[time-nuts] HP 5370B low frequency modulation

Didier Juges didier at cox.net
Thu Aug 30 19:10:56 EDT 2007

> -----Original Message-----
> From: time-nuts-bounces at febo.com 
> [mailto:time-nuts-bounces at febo.com] On Behalf Of Richard 
> (Rick) Karlquist
> Sent: Thursday, August 30, 2007 10:22 AM
> To: Discussion of precise time and frequency measurement
> Subject: Re: [time-nuts] HP 5370B low frequency modulation
> I have heard of assembly lines that do not allow any gold 
> whatsoever in the building!

That sounds totally unjustified. It's not like gold is going 
to jump at the solder joint and contaminate it cold. 

The effect of gold contamination is to weaken the joint (the 
intermetallic compound of gold and tin is hard and brittle). 
Over time, and particularly in high stress environments 
(temperature cycling, vibrations), the solder joint 
eventually breaks down at the interface and leaves you 
with an intermittent connection. 

The way we deal with it in the military business (where 
temperature cycling and vibration is a way of life) is that 
we first remove the gold plating from the solder pin side of 
connector pins by tinning the pin a couple of times and each 
time sucking the solder with fresh braid or other tool. 
That dissolves the gold in solder that is then discarded, 
leaving the solder end of the pin free of gold. At that point, 
the pin can be soldered normally and the solder joint will show 
good characteristics.

Alternately, we use a solder pot and dip the end of the part 
that is to be cleaned in it.
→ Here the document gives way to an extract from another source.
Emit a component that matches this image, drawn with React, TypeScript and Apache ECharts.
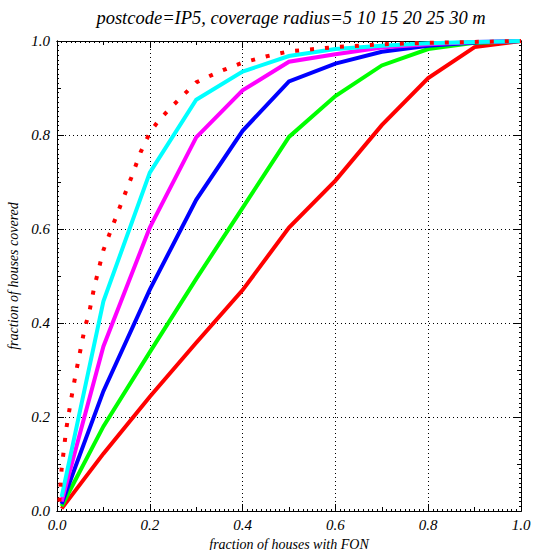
import React, { useEffect, useRef } from "react";
import * as echarts from "echarts";

const titleText = "postcode=IP5, coverage radius=5 10 15 20 25 30 m";
const xName = "fraction of houses with FON";
const yName = "fraction of houses covered";

const fon = [0.01, 0.1, 0.2, 0.3, 0.4, 0.5, 0.6, 0.7, 0.8, 0.9, 1.0];
const r5 = [0.005, 0.122, 0.243, 0.358, 0.47, 0.603, 0.703, 0.821, 0.921, 0.987, 1.0];
const r10 = [0.01, 0.18, 0.338, 0.494, 0.645, 0.796, 0.883, 0.948, 0.983, 0.996, 1.0];
const r15 = [0.015, 0.255, 0.471, 0.662, 0.809, 0.914, 0.952, 0.977, 0.99, 0.997, 1.0];
const r20 = [0.02, 0.35, 0.603, 0.795, 0.895, 0.956, 0.972, 0.986, 0.993, 0.998, 1.0];
const r25 = [0.03, 0.446, 0.72, 0.875, 0.935, 0.968, 0.983, 0.99, 0.995, 0.998, 1.0];

const fon30 = [0.005, 0.01, 0.02, 0.03, 0.04, 0.05, 0.06, 0.07, 0.08, 0.1, 0.12, 0.14, 0.16, 0.18, 0.2, 0.22, 0.25, 0.3, 0.35, 0.4, 0.45, 0.5, 0.6, 0.7, 0.8, 0.9, 1.0];
const r30 = [0.02, 0.09, 0.175, 0.235, 0.29, 0.34, 0.39, 0.425, 0.475, 0.555, 0.607, 0.658, 0.709, 0.763, 0.805, 0.832, 0.863, 0.912, 0.935, 0.954, 0.967, 0.978, 0.987, 0.993, 0.996, 0.998, 1.0];

const solidSeries = [
  { name: "5 m", values: r5, color: "#ff0000" },
  { name: "10 m", values: r10, color: "#00ff00" },
  { name: "15 m", values: r15, color: "#0000ff" },
  { name: "20 m", values: r20, color: "#ff00ff" },
  { name: "25 m", values: r25, color: "#00ffff" },
];

const FONT = "'Liberation Serif', 'DejaVu Serif', serif";

function makeAxis(kind: "x" | "y", position: string, opts: { labels: boolean; interval: number; tickLen: number; minor?: boolean; name?: string }) {
  const a: any = {
    type: "value",
    position,
    min: 0,
    max: 1,
    interval: opts.interval,
    axisLine: { show: true, onZero: false, lineStyle: { color: "#000", width: 1 } },
    axisTick: { show: true, inside: true, length: opts.tickLen, lineStyle: { color: "#000", width: 1 } },
    axisLabel: {
      show: opts.labels,
      fontFamily: FONT,
      fontStyle: "italic",
      fontSize: 15,
      color: "#000",
      margin: kind === "x" ? 6 : 7,
      formatter: (v: number) => v.toFixed(1),
    },
    splitLine: { show: false },
  };
  if (opts.minor) {
    a.minorTick = { show: true, splitNumber: 20, length: 2, lineStyle: { color: "#000", width: 1 } };
  }
  if (opts.name) {
    a.name = opts.name;
    a.nameLocation = "middle";
    a.nameGap = kind === "x" ? 26 : 33;
    a.nameTextStyle = { fontFamily: FONT, fontStyle: "italic", fontSize: 14, color: "#000" };
  }
  return a;
}

export default function App() {
  const ref = useRef<HTMLDivElement>(null);
  useEffect(() => {
    if (!ref.current) return;
    const chart = echarts.init(ref.current, null, { renderer: "svg" });

    const gridAxisX = makeAxis("x", "bottom", { labels: true, interval: 0.2, tickLen: 7, minor: true, name: xName });
    gridAxisX.splitLine = { show: true, lineStyle: { color: "#000", width: 1, type: [1, 3] } };
    const gridAxisY = makeAxis("y", "left", { labels: true, interval: 0.2, tickLen: 7, minor: true, name: yName });
    gridAxisY.splitLine = { show: true, lineStyle: { color: "#000", width: 1, type: [1, 3] } };

    const series: any[] = solidSeries.map((s) => ({
      name: s.name,
      type: "line",
      xAxisIndex: 0,
      yAxisIndex: 0,
      data: fon.map((x, i) => [x, s.values[i]]),
      showSymbol: false,
      symbol: "none",
      lineStyle: { color: s.color, width: 4, cap: "butt", join: "miter" },
      z: 3,
    }));
    series.push({
      name: "30 m",
      type: "line",
      xAxisIndex: 0,
      yAxisIndex: 0,
      data: fon30.map((x, i) => [x, r30[i]]),
      showSymbol: false,
      symbol: "none",
      lineStyle: { color: "#ff0000", width: 4, type: [4, 11], cap: "butt" },
      z: 4,
    });

    chart.setOption({
      animation: false,
      backgroundColor: "#fff",
      title: {
        text: titleText,
        left: 286,
        textAlign: "center",
        top: 3,
        textStyle: { fontFamily: FONT, fontStyle: "italic", fontWeight: "normal", fontSize: 18.5, color: "#000" },
      },
      grid: { left: 57, right: 13, top: 41, bottom: 39, containLabel: false, outerBoundsMode: "none" },
      xAxis: [
        gridAxisX,
        makeAxis("x", "bottom", { labels: false, interval: 0.1, tickLen: 4 }),
        makeAxis("x", "top", { labels: false, interval: 0.2, tickLen: 7, minor: true }),
        makeAxis("x", "top", { labels: false, interval: 0.1, tickLen: 4 }),
      ],
      yAxis: [
        gridAxisY,
        makeAxis("y", "left", { labels: false, interval: 0.1, tickLen: 4 }),
        makeAxis("y", "right", { labels: false, interval: 0.2, tickLen: 7, minor: true }),
        makeAxis("y", "right", { labels: false, interval: 0.1, tickLen: 4 }),
      ],
      series,
    });
    return () => chart.dispose();
  }, []);
  return (
    <div
      ref={ref}
      style={{ position: "fixed", left: 0, top: 0, width: 534, height: 550, background: "#fff" }}
    />
  );
}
The problem with that is that 
the concentration of gold in the pot increases over time until 
the content of the pot has to be discarded and replaced, so 
if you try to use the pot for too long, you may not get rid 
of the gold completely.

Our manufacturing engineering people have developped rules 
for how many times you can use the pot before replacement, 
and that seems to work as long as it is controlled.